In high-dimensional spaces, the concept of "1 standard deviation" behaves very differently than in 1D or 2D:
Mathematical Explanation¶
- 1D: ~68.27% of samples fall within 1 std deviation
- 2D: ~39.35% of samples fall within 1 std deviation
- 10D: ~0.02% of samples fall within 1 std deviation
For a $d$-dimensional standard multivariate Gaussian distribution $\mathbf{X} \sim \mathcal{N}(0, I)$, the squared distance from the origin follows a chi-square distribution:
$$ \|\mathbf{X}\|^2 = X_1^2 + X_2^2 + \cdots + X_d^2 \sim \chi^2(d) $$
The probability that a sample lies within radius $r$ of the origin is:
$$ P(\|\mathbf{X}\| \leq r) = P(\chi^2(d) \leq r^2) $$
Table: Percentage of Samples Within $k$ Standard Deviations¶
| Dimension | Within 1 std ($r=1$) | Within 2 std ($r=2$) | Radius for 95% ($r_{95}$) |
|---|---|---|---|
| 1 | 68.27% | 95.45% | $r \approx 1.96$ |
| 2 | 39.35% | 86.47% | $r \approx 2.45$ |
| 3 | 19.87% | 70.75% | $r \approx 2.80$ |
| 5 | 3.74% | 36.97% | $r \approx 3.36$ |
| 10 | 0.02% | 4.55% | $r \approx 4.36$ |
How to Find the Ideal Radius for a Given Percentage¶
To find the radius $r$ that contains a desired percentage $p$ of samples from a $d$-dimensional standard Gaussian, you need to solve:
$$ P(\|\mathbf{X}\| \leq r) = p $$
Since $ \|\mathbf{X}\|^2 \sim \chi^2(d) $, this is equivalent to:
$$ P(\chi^2(d) \leq r^2) = p $$
So, $ r^2 $ is the $p$-th quantile of the chi-square distribution with $d$ degrees of freedom.
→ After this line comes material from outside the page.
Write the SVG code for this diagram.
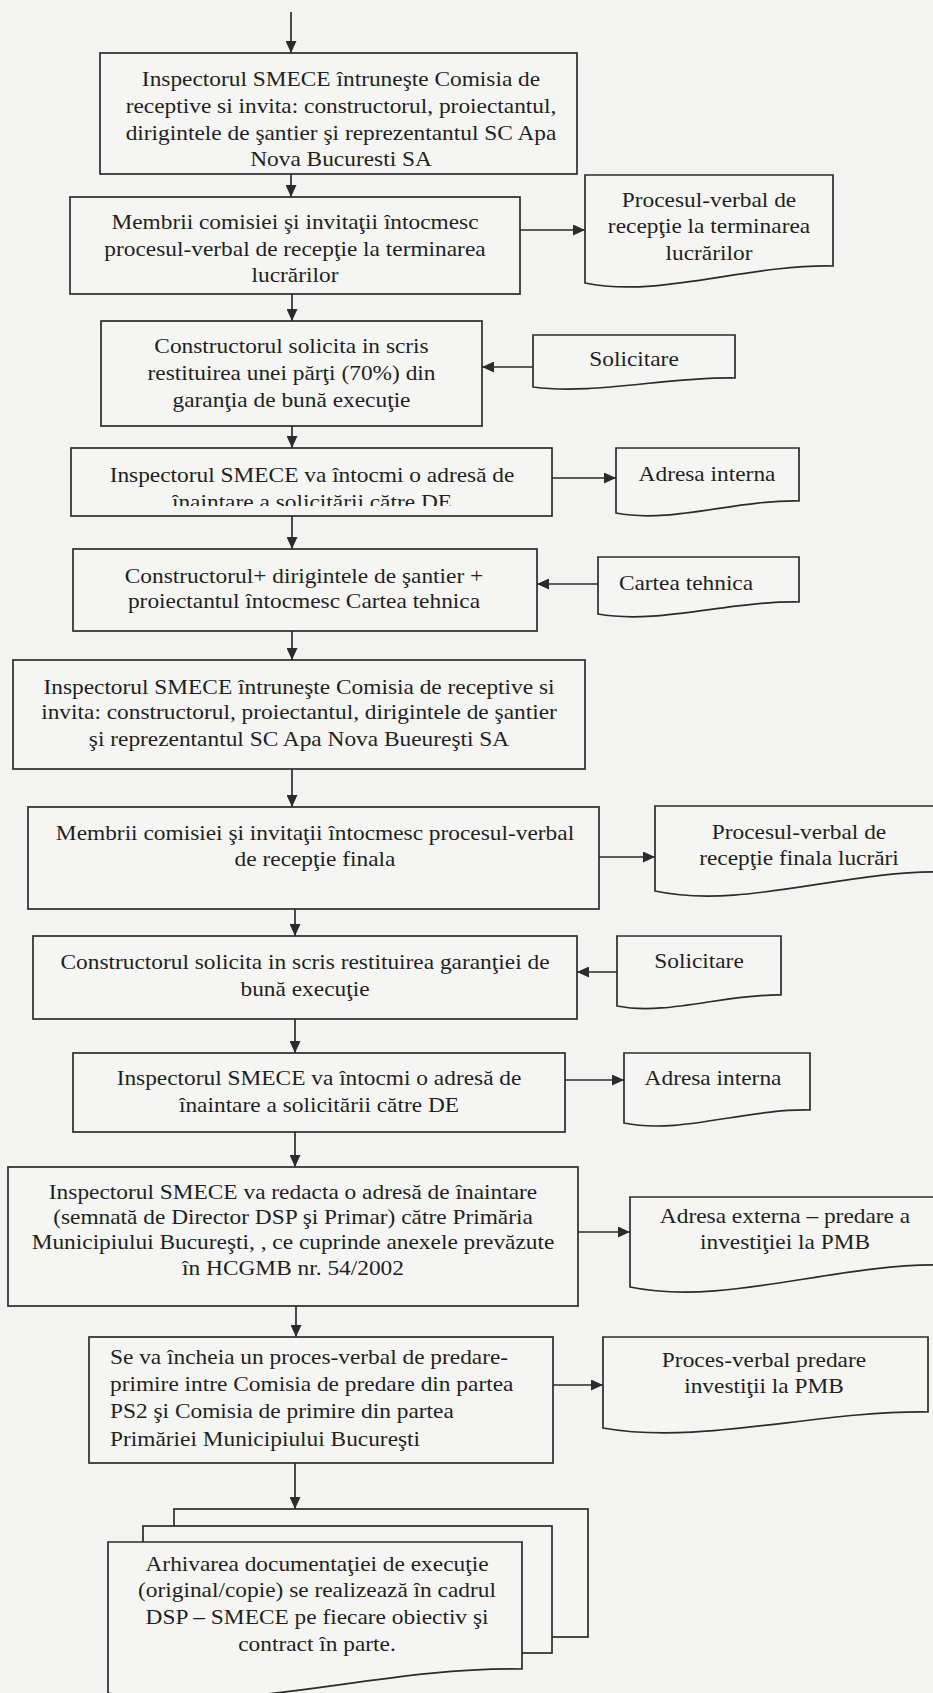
<svg xmlns="http://www.w3.org/2000/svg" width="933" height="1693" viewBox="0 0 933 1693">
  <defs>
    <style>
      .bg { fill: #f3f4f2; }
      .box { fill: #f5f6f4; stroke: #2b2b2b; stroke-width: 1.7; }
      .doc { fill: #f5f6f4; stroke: #2b2b2b; stroke-width: 1.7; stroke-linejoin: miter; }
      .flow { fill: none; stroke: #2b2b2b; stroke-width: 1.7; marker-end: url(#head); }
      text { font-family: "Liberation Serif", "Times New Roman", serif; font-size: 20.5px; fill: #1f1f1f; }
      .c text { text-anchor: middle; }
      .l text { text-anchor: start; }
    </style>
    <marker id="head" markerUnits="userSpaceOnUse" markerWidth="12" markerHeight="11" refX="12" refY="5.5" orient="auto">
      <path d="M0,0 L12,5.5 L0,11 Z" fill="#2b2b2b"/>
    </marker>
    <clipPath id="clip-b4">
      <rect x="71" y="448" width="481" height="58"/>
    </clipPath>
  </defs>

  <rect class="bg" x="0" y="0" width="933" height="1693"/>

  <!-- connectors -->
  <g id="connectors">
    <line class="flow" x1="291" y1="12" x2="291" y2="53"/>
    <line class="flow" x1="291" y1="174" x2="291" y2="197"/>
    <line class="flow" x1="520" y1="230" x2="585" y2="230"/>
    <line class="flow" x1="292" y1="294" x2="292" y2="321"/>
    <line class="flow" x1="533" y1="367" x2="482" y2="367"/>
    <line class="flow" x1="292" y1="426" x2="292" y2="448"/>
    <line class="flow" x1="552" y1="478" x2="616" y2="478"/>
    <line class="flow" x1="292" y1="516" x2="292" y2="549"/>
    <line class="flow" x1="598" y1="584" x2="537" y2="584"/>
    <line class="flow" x1="292" y1="631" x2="292" y2="660"/>
    <line class="flow" x1="292" y1="769" x2="292" y2="807"/>
    <line class="flow" x1="599" y1="857" x2="655" y2="857"/>
    <line class="flow" x1="295" y1="909" x2="295" y2="936"/>
    <line class="flow" x1="617" y1="972" x2="577" y2="972"/>
    <line class="flow" x1="295" y1="1019" x2="295" y2="1053"/>
    <line class="flow" x1="565" y1="1080" x2="624" y2="1080"/>
    <line class="flow" x1="295" y1="1132" x2="295" y2="1167"/>
    <line class="flow" x1="578" y1="1232" x2="630" y2="1232"/>
    <line class="flow" x1="296" y1="1306" x2="296" y2="1337"/>
    <line class="flow" x1="553" y1="1385" x2="603" y2="1385"/>
    <line class="flow" x1="295" y1="1463" x2="295" y2="1509"/>
  </g>

  <!-- process steps -->
  <g id="step-convocare-receptie">
    <rect class="box" x="100" y="53" width="477" height="121"/>
    <g class="c" transform="translate(341 0) scale(1.14 1)">
      <text x="0" y="86">Inspectorul SMECE întruneşte Comisia de</text>
      <text x="0" y="113">receptive si invita: constructorul, proiectantul,</text>
      <text x="0" y="140">dirigintele de şantier şi reprezentantul SC Apa</text>
      <text x="0" y="166">Nova Bucuresti SA</text>
    </g>
  </g>

  <g id="step-pv-terminare">
    <rect class="box" x="70" y="197" width="450" height="97"/>
    <g class="c" transform="translate(295 0) scale(1.14 1)">
      <text x="0" y="229">Membrii comisiei şi invitaţii întocmesc</text>
      <text x="0" y="256">procesul-verbal de recepţie la terminarea</text>
      <text x="0" y="282">lucrărilor</text>
    </g>
  </g>

  <g id="doc-pv-terminare">
    <path class="doc" d="M585,175 H833 V266 C746,264.3 659,298.3 585,283 Z"/>
    <g class="c" transform="translate(709 0) scale(1.14 1)">
      <text x="0" y="207">Procesul-verbal de</text>
      <text x="0" y="233">recepţie la terminarea</text>
      <text x="0" y="260">lucrărilor</text>
    </g>
  </g>

  <g id="step-restituire-70">
    <rect class="box" x="101" y="321" width="381" height="105"/>
    <g class="c" transform="translate(291.5 0) scale(1.14 1)">
      <text x="0" y="353">Constructorul solicita in scris</text>
      <text x="0" y="380">restituirea unei părţi (70%) din</text>
      <text x="0" y="407">garanţia de bună execuţie</text>
    </g>
  </g>

  <g id="doc-solicitare-1">
    <path class="doc" d="M533,335 H735 V378 C664,377 594,395 533,387 Z"/>
    <g class="c" transform="translate(634 0) scale(1.14 1)">
      <text x="0" y="366">Solicitare</text>
    </g>
  </g>

  <g id="step-adresa-de-1">
    <rect class="box" x="71" y="448" width="481" height="68"/>
    <g class="c" clip-path="url(#clip-b4)">
      <g transform="translate(312 0) scale(1.14 1)">
        <text x="0" y="482">Inspectorul SMECE va întocmi o adresă de</text>
        <text x="0" y="509">înaintare a solicitării către DE</text>
      </g>
    </g>
  </g>

  <g id="doc-adresa-interna-1">
    <path class="doc" d="M616,448 H799 V501 C735,499.8 671,523.8 616,513 Z"/>
    <g class="c" transform="translate(707 0) scale(1.14 1)">
      <text x="0" y="481">Adresa interna</text>
    </g>
  </g>

  <g id="step-cartea-tehnica">
    <rect class="box" x="73" y="549" width="464" height="82"/>
    <g class="c" transform="translate(304 0) scale(1.14 1)">
      <text x="0" y="583">Constructorul+ dirigintele de şantier +</text>
      <text x="0" y="608">proiectantul întocmesc Cartea tehnica</text>
    </g>
  </g>

  <g id="doc-cartea-tehnica">
    <path class="doc" d="M598,557 H799 V602 C729,600.8 658,624.8 598,614 Z"/>
    <g class="c" transform="translate(686 0) scale(1.14 1)">
      <text x="0" y="590">Cartea tehnica</text>
    </g>
  </g>

  <g id="step-convocare-finala">
    <rect class="box" x="13" y="660" width="572" height="109"/>
    <g class="c" transform="translate(299 0) scale(1.14 1)">
      <text x="0" y="694">Inspectorul SMECE întruneşte Comisia de receptive si</text>
      <text x="0" y="719">invita: constructorul, proiectantul, dirigintele de şantier</text>
      <text x="0" y="746">şi reprezentantul SC Apa Nova Bueureşti SA</text>
    </g>
  </g>

  <g id="step-pv-finala">
    <rect class="box" x="28" y="807" width="571" height="102"/>
    <g class="c" transform="translate(315 0) scale(1.14 1)">
      <text x="0" y="840">Membrii comisiei şi invitaţii întocmesc procesul-verbal</text>
      <text x="0" y="866">de recepţie finala</text>
    </g>
  </g>

  <g id="doc-pv-finala">
    <path class="doc" d="M655,806 H945 V872 C844,869.9 743,909.9 655,891 Z"/>
    <g class="c" transform="translate(799 0) scale(1.14 1)">
      <text x="0" y="839">Procesul-verbal de</text>
      <text x="0" y="865">recepţie finala lucrări</text>
    </g>
  </g>

  <g id="step-restituire-garantie">
    <rect class="box" x="33" y="936" width="544" height="83"/>
    <g class="c" transform="translate(305 0) scale(1.14 1)">
      <text x="0" y="969">Constructorul solicita in scris restituirea garanţiei de</text>
      <text x="0" y="996">bună execuţie</text>
    </g>
  </g>

  <g id="doc-solicitare-2">
    <path class="doc" d="M617,936 H781 V995 C724,993.9 667,1015.9 617,1006 Z"/>
    <g class="c" transform="translate(699 0) scale(1.14 1)">
      <text x="0" y="968">Solicitare</text>
    </g>
  </g>

  <g id="step-adresa-de-2">
    <rect class="box" x="73" y="1053" width="492" height="79"/>
    <g class="c" transform="translate(319 0) scale(1.14 1)">
      <text x="0" y="1085">Inspectorul SMECE va întocmi o adresă de</text>
      <text x="0" y="1112">înaintare a solicitării către DE</text>
    </g>
  </g>

  <g id="doc-adresa-interna-2">
    <path class="doc" d="M624,1053 H810 V1110 C745,1108.7 680,1134.7 624,1123 Z"/>
    <g class="c" transform="translate(713 0) scale(1.14 1)">
      <text x="0" y="1085">Adresa interna</text>
    </g>
  </g>

  <g id="step-adresa-pmb">
    <rect class="box" x="8" y="1167" width="570" height="139"/>
    <g class="c" transform="translate(293 0) scale(1.14 1)">
      <text x="0" y="1199">Inspectorul SMECE va redacta o adresă de înaintare</text>
      <text x="0" y="1224">(semnată de Director DSP şi Primar) către Primăria</text>
      <text x="0" y="1249">Municipiului Bucureşti, , ce cuprinde anexele prevăzute</text>
      <text x="0" y="1275">în HCGMB nr. 54/2002</text>
    </g>
  </g>

  <g id="doc-adresa-externa">
    <path class="doc" d="M630,1197 H945 V1265 C835,1262.8 725,1306.8 630,1287 Z"/>
    <g class="c" transform="translate(785 0) scale(1.14 1)">
      <text x="0" y="1223">Adresa externa – predare a</text>
      <text x="0" y="1249">investiţiei la PMB</text>
    </g>
  </g>

  <g id="step-pv-predare">
    <rect class="box" x="89" y="1337" width="464" height="126"/>
    <g class="l" transform="translate(110 0) scale(1.14 1)">
      <text x="0" y="1364">Se va încheia un proces-verbal de predare-</text>
      <text x="0" y="1391">primire intre Comisia de predare din partea</text>
      <text x="0" y="1418">PS2 şi Comisia de primire din partea</text>
      <text x="0" y="1446">Primăriei Municipiului Bucureşti</text>
    </g>
  </g>

  <g id="doc-pv-predare">
    <path class="doc" d="M603,1337 H928 V1412 C815,1410.4 701,1445.6 603,1428 Z"/>
    <g class="c" transform="translate(764 0) scale(1.14 1)">
      <text x="0" y="1367">Proces-verbal predare</text>
      <text x="0" y="1393">investiţii la PMB</text>
    </g>
  </g>

  <g id="step-arhivare">
    <rect class="doc" x="174" y="1509" width="414" height="128"/>
    <rect class="doc" x="143" y="1526" width="409" height="127"/>
    <path class="doc" d="M108,1542 H522 V1669 C377,1666.4 232,1717.4 108,1693 Z"/>
    <g class="c" transform="translate(317 0) scale(1.14 1)">
      <text x="0" y="1571">Arhivarea documentaţiei de execuţie</text>
      <text x="0" y="1597">(original/copie) se realizează în cadrul</text>
      <text x="0" y="1624">DSP – SMECE pe fiecare obiectiv şi</text>
      <text x="0" y="1651">contract în parte.</text>
    </g>
  </g>
</svg>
Denote this quantile as $q_p$:
$$ r = \sqrt{q_p} $$
where $q_p$ solves $F_{\chi^2(d)}(q_p) = p$, with $F_{\chi^2(d)}$ being the cumulative distribution function (CDF).
Exact Formula:¶
$$ r_p = \sqrt{F_{\chi^2(d)}^{-1}(p)} $$
where $F_{\chi^2(d)}^{-1}$ is the inverse CDF (quantile function) of the chi-square distribution.
Example:
- For 95% of samples ($p=0.95$), the ideal radius is:
$$ r_{95} = \sqrt{F_{\chi^2(d)}^{-1}(0.95)} $$
In Python, you can compute this with:
from scipy.stats import chi2
d = 10 # for example
desired_p = 0.95
r_95 = (chi2.ppf(desired_p, d))**0.5